**** AVAILABLE DATA ****

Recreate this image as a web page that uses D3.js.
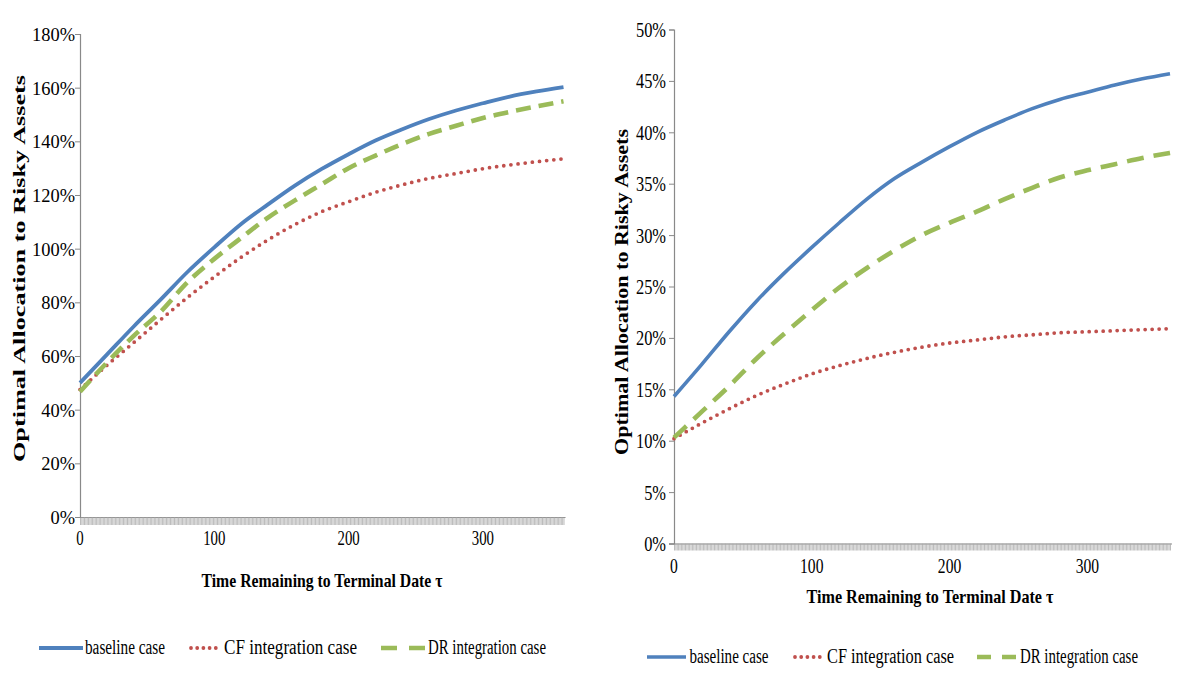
<!DOCTYPE html>
<html>
<head>
<meta charset="utf-8">
<script src="https://cdn.jsdelivr.net/npm/d3@7"></script>
<style>
  html, body { margin: 0; padding: 0; background: #fff; }
  svg { display: block; }
</style>
</head>
<body>
<svg id="chart" width="1188" height="683"></svg>
<script>
// ---------------- DATA ----------------
const tau = [0, 20, 40, 60, 80, 100, 120, 140, 160, 180, 200, 220, 240, 260, 280, 300, 320, 340, 360];

// Left panel (allocation, fraction)
const leftBaseline = [0.500, 0.605, 0.710, 0.810, 0.913, 1.005, 1.092, 1.165, 1.235, 1.297, 1.352, 1.403, 1.445, 1.483, 1.515, 1.542, 1.567, 1.586, 1.602];
const leftCF       = [0.475, 0.565, 0.650, 0.735, 0.818, 0.895, 0.968, 1.033, 1.090, 1.138, 1.175, 1.210, 1.238, 1.262, 1.280, 1.298, 1.312, 1.324, 1.335];
const leftDR       = [0.467, 0.575, 0.675, 0.765, 0.875, 0.962, 1.040, 1.116, 1.180, 1.240, 1.300, 1.347, 1.390, 1.428, 1.458, 1.487, 1.510, 1.530, 1.549];

// Right panel
const rightBaseline = [0.143, 0.174, 0.206, 0.236, 0.263, 0.288, 0.312, 0.335, 0.355, 0.371, 0.386, 0.400, 0.412, 0.423, 0.432, 0.439, 0.446, 0.452, 0.457];
const rightCF       = [0.102, 0.117, 0.131, 0.144, 0.155, 0.165, 0.173, 0.180, 0.186, 0.191, 0.195, 0.198, 0.201, 0.203, 0.205, 0.206, 0.207, 0.208, 0.209];
const rightDR       = [0.103, 0.128, 0.153, 0.180, 0.204, 0.227, 0.249, 0.268, 0.285, 0.300, 0.312, 0.323, 0.335, 0.346, 0.356, 0.363, 0.369, 0.375, 0.380];

const categories = d3.range(0, 361);          // category axis (one tick per category)
const xTickLabels = [0, 100, 200, 300];
const leftYTicks = [0, 0.2, 0.4, 0.6, 0.8, 1.0, 1.2, 1.4, 1.6, 1.8];
const rightYTicks = [0, 0.05, 0.10, 0.15, 0.20, 0.25, 0.30, 0.35, 0.40, 0.45, 0.50];

const seriesNames = ["baseline case", "CF integration case", "DR integration case"];
const yTitle = "Optimal  Allocation to Risky  Assets";
const xTitle = "Time Remaining to Terminal  Date \u03c4";

// ---------------- STYLE ----------------
const colors = ["#4F81BD", "#C0504D", "#9BBB59"];
const axisColor = "#898989";
const FONT = "'Liberation Serif', 'DejaVu Serif', serif";

const svg = d3.select("#chart").attr("font-family", FONT);

function squeeze(sel, factor) {
  sel.each(function () {
    const w = this.getComputedTextLength();
    d3.select(this).attr("textLength", w * factor).attr("lengthAdjust", "spacingAndGlyphs");
  });
}

function panel(cfg) {
  const x = d3.scaleLinear().domain([0, 360]).range(cfg.xRange);
  const y = d3.scaleLinear().domain(cfg.yDomain).range(cfg.yRange);
  const g = svg.append("g").attr("font-family", FONT);

  // category tick marks
  const xAxis = d3.axisBottom(x).tickValues(categories).tickSize(cfg.xTickLen).tickFormat("");
  const gx = g.append("g").attr("transform", `translate(0,${cfg.yRange[0]})`).call(xAxis);
  gx.select(".domain").attr("stroke", axisColor).attr("stroke-width", 1.2)
    .attr("d", `M${cfg.xRange[0] - 5},0.5H${cfg.xRange[1] + 2}`);
  gx.selectAll(".tick line").attr("stroke", "#a6a6a6").attr("stroke-width", 0.75);

  // x tick labels
  g.append("g").selectAll("text").data(xTickLabels).join("text")
    .attr("font-family", FONT)
    .attr("x", d => x(d)).attr("y", cfg.yRange[0] + cfg.xLabelDy)
    .attr("text-anchor", "middle").attr("font-size", cfg.xLabelSize)
    .text(d => d).call(squeeze, cfg.xLabelSqueeze);

  // y axis
  const yAxis = d3.axisLeft(y).tickValues(cfg.yTicks).tickSize(5).tickFormat("");
  const gy = g.append("g").attr("transform", `translate(${cfg.xRange[0]},0)`).call(yAxis);
  gy.select(".domain").attr("stroke", axisColor).attr("stroke-width", 1.2);
  gy.selectAll(".tick line").attr("stroke", axisColor);

  g.append("g").selectAll("text").data(cfg.yTicks).join("text")
    .attr("font-family", FONT)
    .attr("x", cfg.xRange[0] - cfg.yLabelGap).attr("y", d => y(d) + cfg.yLabelDy)
    .attr("text-anchor", "end").attr("font-size", cfg.yLabelSize)
    .text(d => d3.format(".0%")(d)).call(squeeze, cfg.yLabelSqueeze);

  // series
  const line = d3.line().x((d, i) => x(tau[i])).y(d => y(d)).curve(d3.curveMonotoneX);
  const styles = cfg.styles;
  cfg.series.forEach((s, k) => {
    g.append("path").datum(s).attr("d", line)
      .attr("fill", "none").attr("stroke", colors[k])
      .attr("stroke-width", styles[k].w)
      .attr("stroke-dasharray", styles[k].dash)
      .attr("stroke-linecap", styles[k].cap);
  });

  // axis titles
  g.append("text").attr("x", cfg.xTitle.x).attr("y", cfg.xTitle.y)
    .attr("font-family", FONT)
    .attr("text-anchor", "middle").attr("font-weight", "bold").attr("font-size", cfg.xTitle.size)
    .attr("textLength", cfg.xTitle.len).attr("lengthAdjust", "spacingAndGlyphs")
    .text(xTitle);
  g.append("text").attr("transform", `translate(${cfg.yTitle.x},${cfg.yTitle.y}) rotate(-90)`)
    .attr("font-family", FONT)
    .attr("text-anchor", "middle").attr("font-weight", "bold").attr("font-size", cfg.yTitle.size)
    .attr("textLength", cfg.yTitle.len).attr("lengthAdjust", "spacingAndGlyphs")
    .text(yTitle);

  // legend
  const lg = g.append("g");
  cfg.legend.items.forEach((it, k) => {
    lg.append("line").attr("x1", it.x1).attr("x2", it.x2)
      .attr("y1", cfg.legend.lineY).attr("y2", cfg.legend.lineY)
      .attr("stroke", colors[k]).attr("stroke-width", styles[k].w)
      .attr("stroke-dasharray", it.dash).attr("stroke-linecap", styles[k].cap);
    lg.append("text").attr("x", it.tx).attr("y", cfg.legend.textY)
      .attr("font-family", FONT)
      .attr("font-size", cfg.legend.size)
      .attr("textLength", it.tlen).attr("lengthAdjust", "spacingAndGlyphs")
      .text(seriesNames[k]);
  });
}

panel({
  xRange: [80, 563.5], yDomain: [0, 1.8], yRange: [517, 34],
  yTicks: leftYTicks, xTickLen: 8,
  xLabelDy: 28, xLabelSize: 20, xLabelSqueeze: 0.74,
  yLabelGap: 5, yLabelDy: 7, yLabelSize: 19, yLabelSqueeze: 0.97,
  series: [leftBaseline, leftCF, leftDR],
  styles: [
    { w: 3.8, dash: null, cap: "butt" },
    { w: 3.8, dash: "0,7.2", cap: "round" },
    { w: 4.6, dash: "15,8", cap: "butt" }
  ],
  xTitle: { x: 322, y: 587, size: 19, len: 241 },
  yTitle: { x: 24.5, y: 268.5, size: 17, len: 387 },
  legend: {
    lineY: 648, textY: 654, size: 20,
    items: [
      { x1: 39, x2: 83, dash: null, tx: 85, tlen: 80 },
      { x1: 191, x2: 221, dash: "0,6.2", tx: 224, tlen: 133 },
      { x1: 381, x2: 426, dash: "16,12", tx: 428, tlen: 118 }
    ]
  }
});

panel({
  xRange: [674, 1170], yDomain: [0, 0.5], yRange: [543.5, 29.5],
  yTicks: rightYTicks, xTickLen: 7,
  xLabelDy: 29.5, xLabelSize: 20, xLabelSqueeze: 0.78,
  yLabelGap: 8, yLabelDy: 7.5, yLabelSize: 21, yLabelSqueeze: 0.78,
  series: [rightBaseline, rightCF, rightDR],
  styles: [
    { w: 3.6, dash: null, cap: "butt" },
    { w: 3.8, dash: "0,7", cap: "round" },
    { w: 4.6, dash: "17,10", cap: "butt" }
  ],
  xTitle: { x: 930, y: 603, size: 19, len: 247 },
  yTitle: { x: 628, y: 292, size: 18, len: 326 },
  legend: {
    lineY: 657, textY: 663, size: 20,
    items: [
      { x1: 647, x2: 686, dash: null, tx: 689.5, tlen: 79 },
      { x1: 795, x2: 825, dash: "0,6.2", tx: 827, tlen: 127 },
      { x1: 977, x2: 1016, dash: "14,11", tx: 1020, tlen: 118 }
    ]
  }
});
</script>
</body>
</html>
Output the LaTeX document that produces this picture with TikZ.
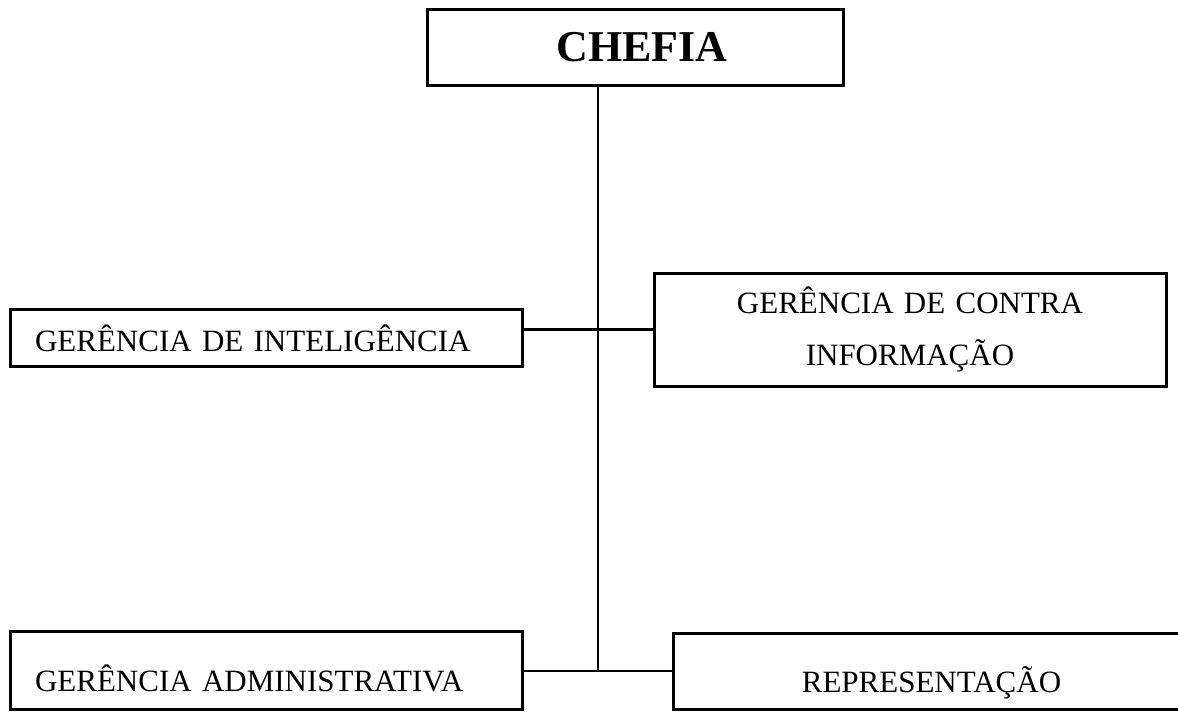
\documentclass[tikz,border=0pt]{standalone}
\usepackage{fontspec}
\setmainfont{Liberation Serif}
\tikzset{
	caixa/.style={draw, line width=3pt, inner sep=0pt, font=\fontsize{31}{52}\selectfont},
	ligacao/.style={line width=2.5pt}
}
\begin{document}
\begin{tikzpicture}[x=1pt,y=-1pt]
	\useasboundingbox (0,0) rectangle (1178,713);
	\node[caixa, minimum width=416pt, minimum height=76pt, font=\fontsize{44}{52}\selectfont\bfseries] (chefia) at (635,47) {\hspace*{14pt}CHEFIA};
	\node[caixa, inner xsep=25pt, text width=462pt, align=left, minimum height=57pt] (intel) at (266,338) {GERÊNCIA DE INTELIGÊNCIA};
	\node[caixa, inner xsep=25pt, text width=462pt, align=center, minimum height=113pt] (contra) at (910,329.5) {GERÊNCIA DE CONTRA\\INFORMAÇÃO};
	% texto um pouco abaixo do centro nas caixas de baixo
	\node[caixa, inner xsep=25pt, text width=462pt, align=left, minimum height=78pt, text height=42pt, text depth=0pt] (admin) at (266,670) {GERÊNCIA ADMINISTRATIVA};
	\node[caixa, minimum width=517pt, minimum height=76pt, text height=42pt, text depth=0pt] (repr) at (931.5,671) {REPRESENTAÇÃO};
	
	\coordinate (tronco) at (598,671);
	\draw[ligacao] (chefia.south -| tronco) -- (tronco);
	\draw[ligacao] (contra.west) -- (contra.west -| intel.east);
	\draw[ligacao] (admin.east |- tronco) -- (repr.west |- tronco);
\end{tikzpicture}
\end{document}
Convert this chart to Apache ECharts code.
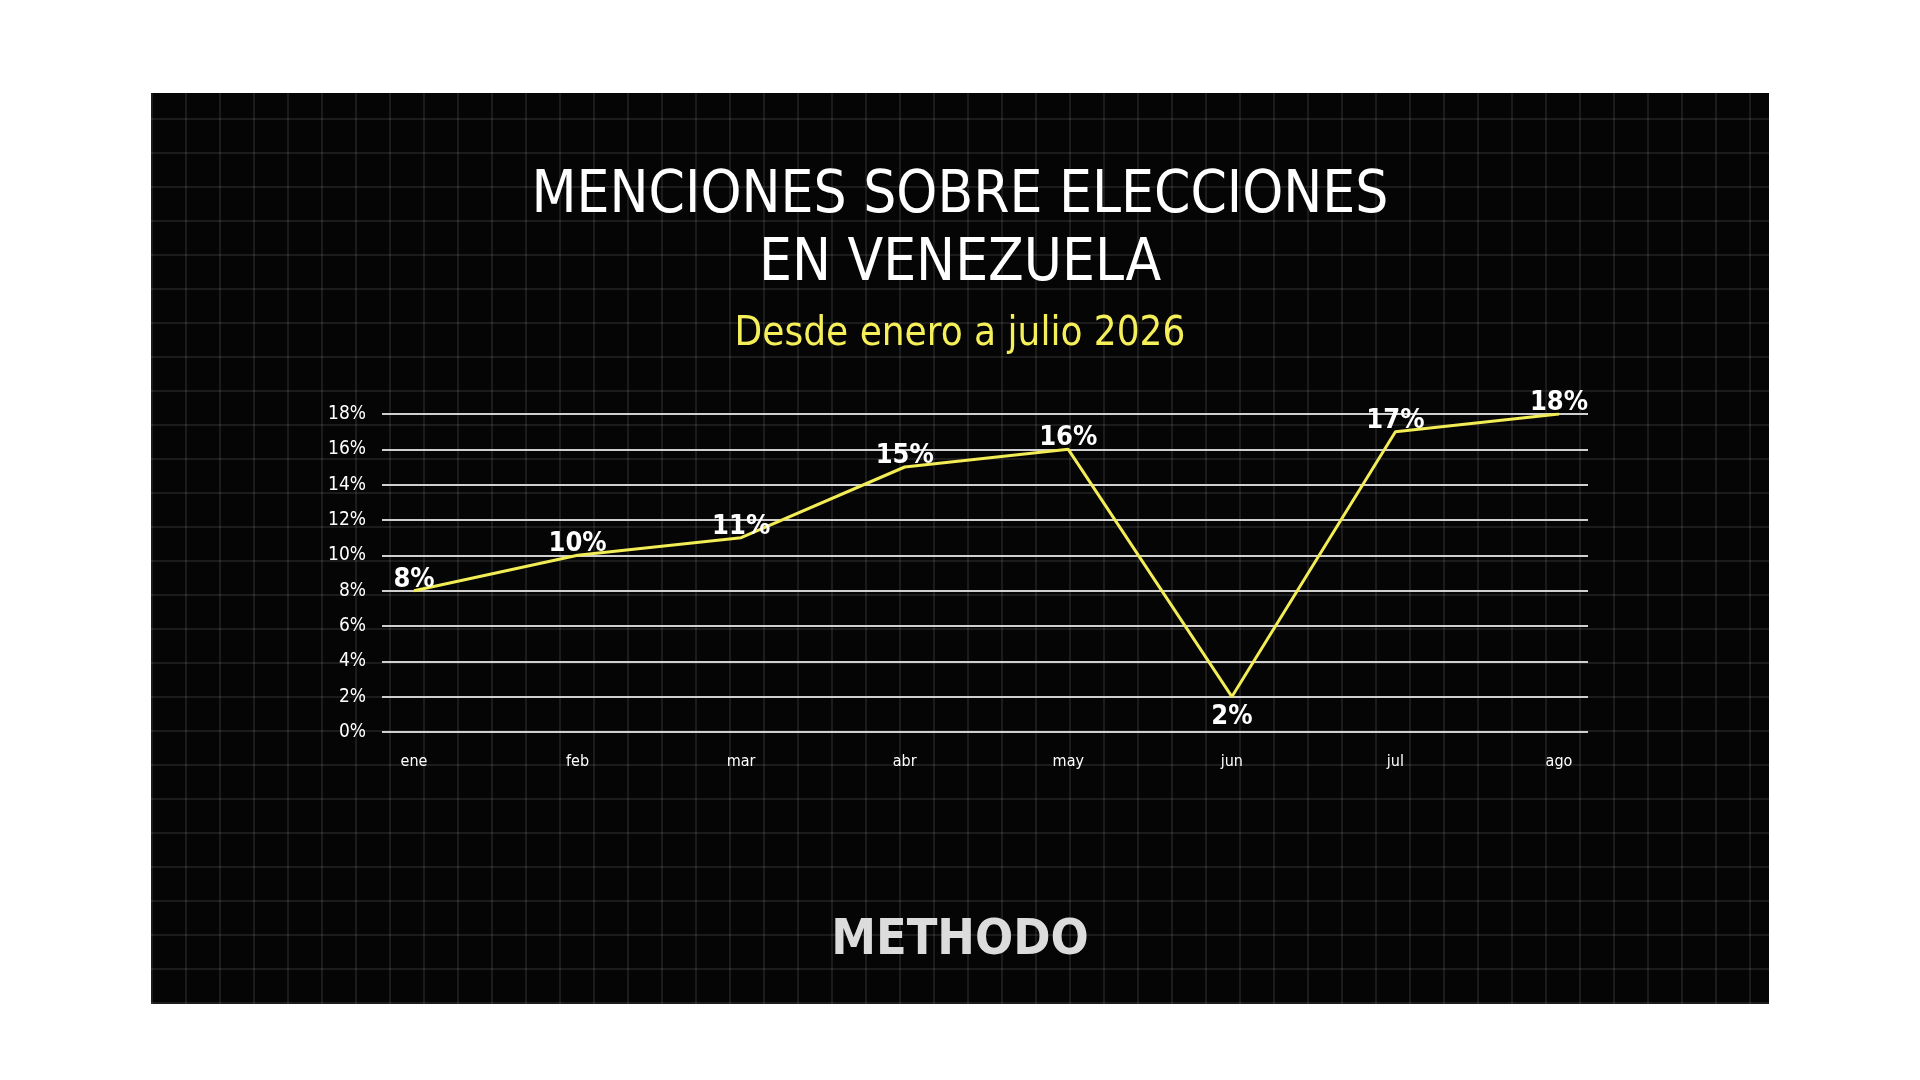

****

Extract only the lines from the one that contains "Output the LaTeX" through the end of the records, inclusive, and omit every picture.

Output the LaTeX document that produces this picture with TikZ.
\documentclass[tikz,border=0pt]{standalone}
\usepackage{fontspec}
\setmainfont{Liberation Serif}
\tikzset{
	caixa/.style={draw, line width=3pt, inner sep=0pt, font=\fontsize{31}{52}\selectfont},
	ligacao/.style={line width=2.5pt}
}
\begin{document}
\begin{tikzpicture}[x=1pt,y=-1pt]
	\useasboundingbox (0,0) rectangle (1178,713);
	\node[caixa, minimum width=416pt, minimum height=76pt, font=\fontsize{44}{52}\selectfont\bfseries] (chefia) at (635,47) {\hspace*{14pt}CHEFIA};
	\node[caixa, inner xsep=25pt, text width=462pt, align=left, minimum height=57pt] (intel) at (266,338) {GERÊNCIA DE INTELIGÊNCIA};
	\node[caixa, inner xsep=25pt, text width=462pt, align=center, minimum height=113pt] (contra) at (910,329.5) {GERÊNCIA DE CONTRA\\INFORMAÇÃO};
	% texto um pouco abaixo do centro nas caixas de baixo
	\node[caixa, inner xsep=25pt, text width=462pt, align=left, minimum height=78pt, text height=42pt, text depth=0pt] (admin) at (266,670) {GERÊNCIA ADMINISTRATIVA};
	\node[caixa, minimum width=517pt, minimum height=76pt, text height=42pt, text depth=0pt] (repr) at (931.5,671) {REPRESENTAÇÃO};
	
	\coordinate (tronco) at (598,671);
	\draw[ligacao] (chefia.south -| tronco) -- (tronco);
	\draw[ligacao] (contra.west) -- (contra.west -| intel.east);
	\draw[ligacao] (admin.east |- tronco) -- (repr.west |- tronco);
\end{tikzpicture}
\end{document}
Convert this chart to Apache ECharts code.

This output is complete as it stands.